Supplied material =
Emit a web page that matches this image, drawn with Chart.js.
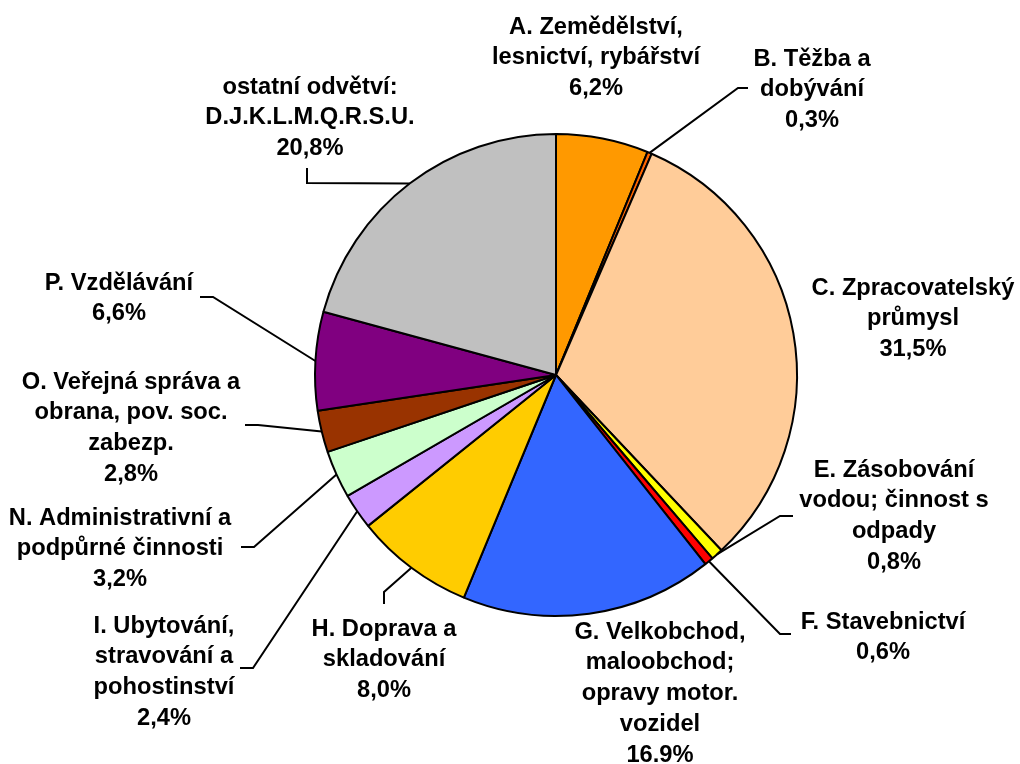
<!DOCTYPE html>
<html>
<head>
<meta charset="utf-8">
<script src="https://cdn.jsdelivr.net/npm/chart.js@4/dist/chart.umd.min.js"></script>
<style>
  html, body { margin: 0; padding: 0; background: #fff; }
  #wrap { width: 1020px; height: 764px; }
</style>
</head>
<body>
<div id="wrap"><canvas id="pieChart" width="1020" height="764"></canvas></div>
<script>
// ===== DATA =====
const categories = [
  ["A. Zemědělství,", "lesnictví, rybářství"],
  ["B. Těžba a", "dobývání"],
  ["C. Zpracovatelský", "průmysl"],
  ["E. Zásobování", "vodou; činnost s", "odpady"],
  ["F. Stavebnictví"],
  ["G. Velkobchod,", "maloobchod;", "opravy motor.", "vozidel"],
  ["H. Doprava a", "skladování"],
  ["I. Ubytování,", "stravování a", "pohostinství"],
  ["N. Administrativní a", "podpůrné činnosti"],
  ["O. Veřejná správa a", "obrana, pov. soc.", "zabezp."],
  ["P. Vzdělávání"],
  ["ostatní odvětví:", "D.J.K.L.M.Q.R.S.U."]
];
const shares   = [6.2, 0.3, 31.5, 0.8, 0.6, 16.9, 8.0, 2.4, 3.2, 2.8, 6.6, 20.8];
const pctText  = ["6,2%", "0,3%", "31,5%", "0,8%", "0,6%", "16.9%", "8,0%", "2,4%", "3,2%", "2,8%", "6,6%", "20,8%"];
const colors   = ["#FF9900", "#FF6600", "#FFCC99", "#FFFF00", "#FF0000", "#3366FF",
                  "#FFCC00", "#CC99FF", "#CCFFCC", "#993300", "#800080", "#C0C0C0"];

// ===== LABEL LAYOUT (center x, first line y) =====
const labelPos = [
  [596, 27], [812, 59], [913, 288], [894, 470], [883, 622], [660, 632],
  [384, 629], [164, 626], [120, 518], [131, 382], [119, 283], [310, 87]
];
// leader line: knee point, end point (null = no line)
const leaders = [
  null, [[738, 88], [748, 88]], null, [[780, 516], [793, 516]], [[780, 634], [791, 634]], null,
  [[384, 592], [384, 604]], [[253, 668], [240, 668]], [[254, 547], [241, 547]],
  [[258, 425], [245, 425]], [[213, 297], [200, 297]], [[307, 183], [307, 168]]
];
const LINE_H = 30.8;

// ===== OUTER LABELS PLUGIN =====
const outerLabels = {
  id: "outerLabels",
  afterDraw(chart) {
    const ctx = chart.ctx;
    const arcs = chart.getDatasetMeta(0).data;
    ctx.save();
    ctx.strokeStyle = "#000";
    ctx.lineWidth = 2;
    arcs.forEach((arc, i) => {
      const ld = leaders[i];
      if (!ld) return;
      const p = arc.getProps(["x", "y", "startAngle", "endAngle", "outerRadius"], true);
      const mid = (p.startAngle + p.endAngle) / 2;
      const sx = p.x + Math.cos(mid) * p.outerRadius;
      const sy = p.y + Math.sin(mid) * p.outerRadius;
      ctx.beginPath();
      ctx.moveTo(sx, sy);
      ctx.lineTo(ld[0][0], ld[0][1]);
      ctx.lineTo(ld[1][0], ld[1][1]);
      ctx.stroke();
    });
    ctx.fillStyle = "#000";
    ctx.font = "bold 23.7px 'Liberation Sans', Arial, sans-serif";
    ctx.textAlign = "center";
    ctx.textBaseline = "middle";
    categories.forEach((lines, i) => {
      const all = lines.concat([pctText[i]]);
      const [cx, cy] = labelPos[i];
      all.forEach((t, j) => ctx.fillText(t, cx, cy + j * LINE_H));
    });
    ctx.restore();
  }
};

new Chart(document.getElementById("pieChart"), {
  type: "pie",
  data: {
    labels: categories.map(c => c.join(" ")),
    datasets: [{ data: shares, backgroundColor: colors, borderColor: "#000", borderWidth: 2 }]
  },
  options: {
    responsive: false,
    animation: false,
    layout: { padding: { left: 314, right: 222, top: 133, bottom: 147 } },
    plugins: { legend: { display: false }, tooltip: { enabled: false } }
  },
  plugins: [outerLabels]
});
</script>
</body>
</html>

Description of the task =
Leave the pictures out and output the rest of the listing exactly.

Finished task =
Emit a web page that matches this image, drawn with Chart.js.
<!DOCTYPE html>
<html>
<head>
<meta charset="utf-8">
<script src="https://cdn.jsdelivr.net/npm/chart.js@4/dist/chart.umd.min.js"></script>
<style>
  html, body { margin: 0; padding: 0; background: #fff; }
  #wrap { width: 1020px; height: 764px; }
</style>
</head>
<body>
<div id="wrap"><canvas id="pieChart" width="1020" height="764"></canvas></div>
<script>
// ===== DATA =====
const categories = [
  ["A. Zemědělství,", "lesnictví, rybářství"],
  ["B. Těžba a", "dobývání"],
  ["C. Zpracovatelský", "průmysl"],
  ["E. Zásobování", "vodou; činnost s", "odpady"],
  ["F. Stavebnictví"],
  ["G. Velkobchod,", "maloobchod;", "opravy motor.", "vozidel"],
  ["H. Doprava a", "skladování"],
  ["I. Ubytování,", "stravování a", "pohostinství"],
  ["N. Administrativní a", "podpůrné činnosti"],
  ["O. Veřejná správa a", "obrana, pov. soc.", "zabezp."],
  ["P. Vzdělávání"],
  ["ostatní odvětví:", "D.J.K.L.M.Q.R.S.U."]
];
const shares   = [6.2, 0.3, 31.5, 0.8, 0.6, 16.9, 8.0, 2.4, 3.2, 2.8, 6.6, 20.8];
const pctText  = ["6,2%", "0,3%", "31,5%", "0,8%", "0,6%", "16.9%", "8,0%", "2,4%", "3,2%", "2,8%", "6,6%", "20,8%"];
const colors   = ["#FF9900", "#FF6600", "#FFCC99", "#FFFF00", "#FF0000", "#3366FF",
                  "#FFCC00", "#CC99FF", "#CCFFCC", "#993300", "#800080", "#C0C0C0"];

// ===== LABEL LAYOUT (center x, first line y) =====
const labelPos = [
  [596, 27], [812, 59], [913, 288], [894, 470], [883, 622], [660, 632],
  [384, 629], [164, 626], [120, 518], [131, 382], [119, 283], [310, 87]
];
// leader line: knee point, end point (null = no line)
const leaders = [
  null, [[738, 88], [748, 88]], null, [[780, 516], [793, 516]], [[780, 634], [791, 634]], null,
  [[384, 592], [384, 604]], [[253, 668], [240, 668]], [[254, 547], [241, 547]],
  [[258, 425], [245, 425]], [[213, 297], [200, 297]], [[307, 183], [307, 168]]
];
const LINE_H = 30.8;

// ===== OUTER LABELS PLUGIN =====
const outerLabels = {
  id: "outerLabels",
  afterDraw(chart) {
    const ctx = chart.ctx;
    const arcs = chart.getDatasetMeta(0).data;
    ctx.save();
    ctx.strokeStyle = "#000";
    ctx.lineWidth = 2;
    arcs.forEach((arc, i) => {
      const ld = leaders[i];
      if (!ld) return;
      const p = arc.getProps(["x", "y", "startAngle", "endAngle", "outerRadius"], true);
      const mid = (p.startAngle + p.endAngle) / 2;
      const sx = p.x + Math.cos(mid) * p.outerRadius;
      const sy = p.y + Math.sin(mid) * p.outerRadius;
      ctx.beginPath();
      ctx.moveTo(sx, sy);
      ctx.lineTo(ld[0][0], ld[0][1]);
      ctx.lineTo(ld[1][0], ld[1][1]);
      ctx.stroke();
    });
    ctx.fillStyle = "#000";
    ctx.font = "bold 23.7px 'Liberation Sans', Arial, sans-serif";
    ctx.textAlign = "center";
    ctx.textBaseline = "middle";
    categories.forEach((lines, i) => {
      const all = lines.concat([pctText[i]]);
      const [cx, cy] = labelPos[i];
      all.forEach((t, j) => ctx.fillText(t, cx, cy + j * LINE_H));
    });
    ctx.restore();
  }
};

new Chart(document.getElementById("pieChart"), {
  type: "pie",
  data: {
    labels: categories.map(c => c.join(" ")),
    datasets: [{ data: shares, backgroundColor: colors, borderColor: "#000", borderWidth: 2 }]
  },
  options: {
    responsive: false,
    animation: false,
    layout: { padding: { left: 314, right: 222, top: 133, bottom: 147 } },
    plugins: { legend: { display: false }, tooltip: { enabled: false } }
  },
  plugins: [outerLabels]
});
</script>
</body>
</html>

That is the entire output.